Problem requirements: Copy the lines of the data below exactly, starting at the first and stopping after the line that contains "import seaborn as sns"; include no pictures.
_ _ _
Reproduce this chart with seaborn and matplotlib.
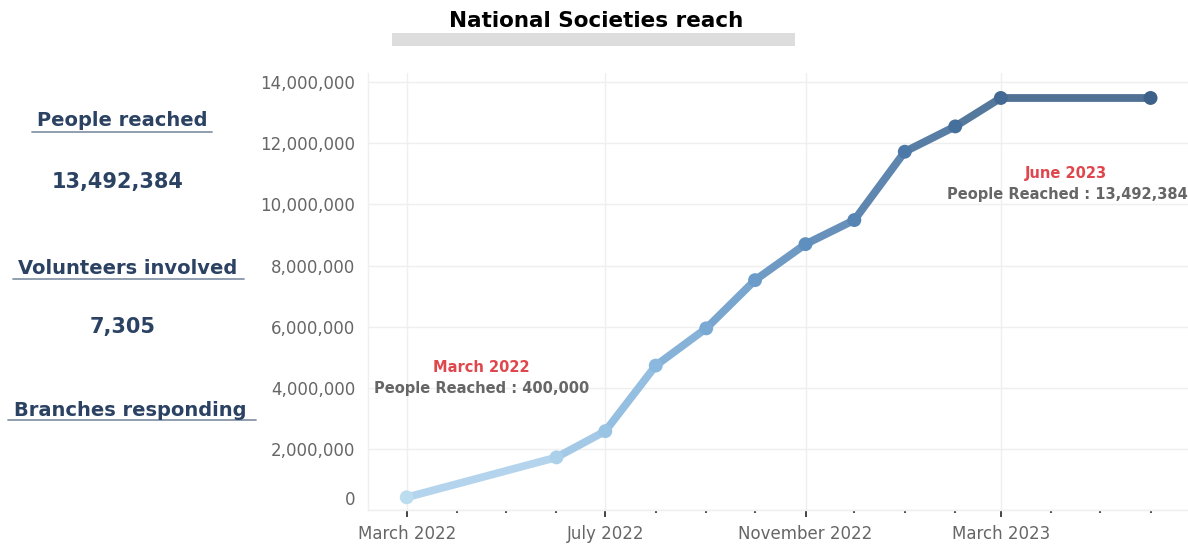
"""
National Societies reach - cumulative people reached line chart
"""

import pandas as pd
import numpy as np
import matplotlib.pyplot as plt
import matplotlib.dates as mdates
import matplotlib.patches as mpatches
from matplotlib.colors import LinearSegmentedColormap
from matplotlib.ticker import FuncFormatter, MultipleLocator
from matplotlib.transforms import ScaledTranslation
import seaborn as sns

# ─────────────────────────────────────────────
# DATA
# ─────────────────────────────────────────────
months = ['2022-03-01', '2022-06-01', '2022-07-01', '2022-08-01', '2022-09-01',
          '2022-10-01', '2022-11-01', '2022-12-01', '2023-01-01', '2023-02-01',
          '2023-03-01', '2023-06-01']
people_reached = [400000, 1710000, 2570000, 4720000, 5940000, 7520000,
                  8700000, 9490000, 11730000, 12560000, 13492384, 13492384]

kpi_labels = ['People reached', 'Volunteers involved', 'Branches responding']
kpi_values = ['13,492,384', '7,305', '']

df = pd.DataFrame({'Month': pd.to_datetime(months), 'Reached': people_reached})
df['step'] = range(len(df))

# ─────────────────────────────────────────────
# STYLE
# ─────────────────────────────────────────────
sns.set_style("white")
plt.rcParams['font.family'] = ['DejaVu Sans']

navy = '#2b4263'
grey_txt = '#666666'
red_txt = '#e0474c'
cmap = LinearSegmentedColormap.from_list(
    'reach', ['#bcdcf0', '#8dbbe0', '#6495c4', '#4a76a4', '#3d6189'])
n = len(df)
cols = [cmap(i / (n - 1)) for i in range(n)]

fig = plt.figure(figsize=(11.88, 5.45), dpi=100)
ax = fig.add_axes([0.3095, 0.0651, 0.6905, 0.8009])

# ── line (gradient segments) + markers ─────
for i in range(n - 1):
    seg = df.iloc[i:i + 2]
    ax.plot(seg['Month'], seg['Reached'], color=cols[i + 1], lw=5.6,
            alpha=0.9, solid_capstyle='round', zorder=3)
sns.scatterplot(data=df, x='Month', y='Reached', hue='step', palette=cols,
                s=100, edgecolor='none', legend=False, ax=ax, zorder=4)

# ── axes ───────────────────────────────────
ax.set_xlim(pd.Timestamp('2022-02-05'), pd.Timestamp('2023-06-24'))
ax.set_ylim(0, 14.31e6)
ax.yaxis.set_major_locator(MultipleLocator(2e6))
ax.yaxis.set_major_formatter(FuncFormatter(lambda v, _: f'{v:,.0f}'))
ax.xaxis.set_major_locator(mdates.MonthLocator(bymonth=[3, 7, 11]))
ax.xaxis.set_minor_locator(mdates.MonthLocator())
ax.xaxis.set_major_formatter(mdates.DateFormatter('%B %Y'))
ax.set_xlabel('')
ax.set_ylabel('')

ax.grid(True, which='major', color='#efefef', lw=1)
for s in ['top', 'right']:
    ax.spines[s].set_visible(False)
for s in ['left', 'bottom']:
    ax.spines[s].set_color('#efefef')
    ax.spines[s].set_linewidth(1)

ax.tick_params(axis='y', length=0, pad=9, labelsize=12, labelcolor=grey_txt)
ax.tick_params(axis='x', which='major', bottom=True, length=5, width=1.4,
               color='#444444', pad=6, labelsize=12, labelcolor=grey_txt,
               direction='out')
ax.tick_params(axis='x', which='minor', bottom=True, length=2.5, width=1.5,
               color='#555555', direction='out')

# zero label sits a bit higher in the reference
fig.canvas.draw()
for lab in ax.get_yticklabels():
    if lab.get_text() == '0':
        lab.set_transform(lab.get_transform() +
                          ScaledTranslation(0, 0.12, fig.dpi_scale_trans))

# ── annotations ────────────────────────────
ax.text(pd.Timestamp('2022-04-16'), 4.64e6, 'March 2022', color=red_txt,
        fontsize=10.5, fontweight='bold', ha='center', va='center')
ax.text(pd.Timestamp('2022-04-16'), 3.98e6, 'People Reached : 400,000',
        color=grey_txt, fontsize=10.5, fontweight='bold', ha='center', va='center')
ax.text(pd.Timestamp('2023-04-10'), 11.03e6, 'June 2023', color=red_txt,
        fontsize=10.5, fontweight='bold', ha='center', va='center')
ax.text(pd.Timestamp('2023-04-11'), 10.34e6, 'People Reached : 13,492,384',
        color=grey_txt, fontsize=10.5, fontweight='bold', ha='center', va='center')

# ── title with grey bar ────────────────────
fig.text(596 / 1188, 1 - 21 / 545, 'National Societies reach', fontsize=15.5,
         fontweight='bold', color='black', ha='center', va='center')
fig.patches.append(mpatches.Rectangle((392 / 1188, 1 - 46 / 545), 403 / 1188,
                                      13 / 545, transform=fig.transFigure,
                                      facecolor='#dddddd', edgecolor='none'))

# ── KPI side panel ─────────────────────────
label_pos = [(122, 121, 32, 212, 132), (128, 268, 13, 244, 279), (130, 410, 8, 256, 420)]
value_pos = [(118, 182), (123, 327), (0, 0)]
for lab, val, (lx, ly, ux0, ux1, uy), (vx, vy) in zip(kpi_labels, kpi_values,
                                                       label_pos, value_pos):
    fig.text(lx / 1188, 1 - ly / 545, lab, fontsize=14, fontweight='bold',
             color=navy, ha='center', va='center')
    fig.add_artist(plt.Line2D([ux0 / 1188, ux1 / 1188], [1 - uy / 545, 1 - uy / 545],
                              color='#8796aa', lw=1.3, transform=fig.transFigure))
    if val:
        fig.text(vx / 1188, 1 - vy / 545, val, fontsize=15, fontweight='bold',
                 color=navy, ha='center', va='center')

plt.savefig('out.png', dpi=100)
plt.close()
_ _ _
Solution for this task:
Reproduce this chart with seaborn and matplotlib.
"""
National Societies reach - cumulative people reached line chart
"""

import pandas as pd
import numpy as np
import matplotlib.pyplot as plt
import matplotlib.dates as mdates
import matplotlib.patches as mpatches
from matplotlib.colors import LinearSegmentedColormap
from matplotlib.ticker import FuncFormatter, MultipleLocator
from matplotlib.transforms import ScaledTranslation
import seaborn as sns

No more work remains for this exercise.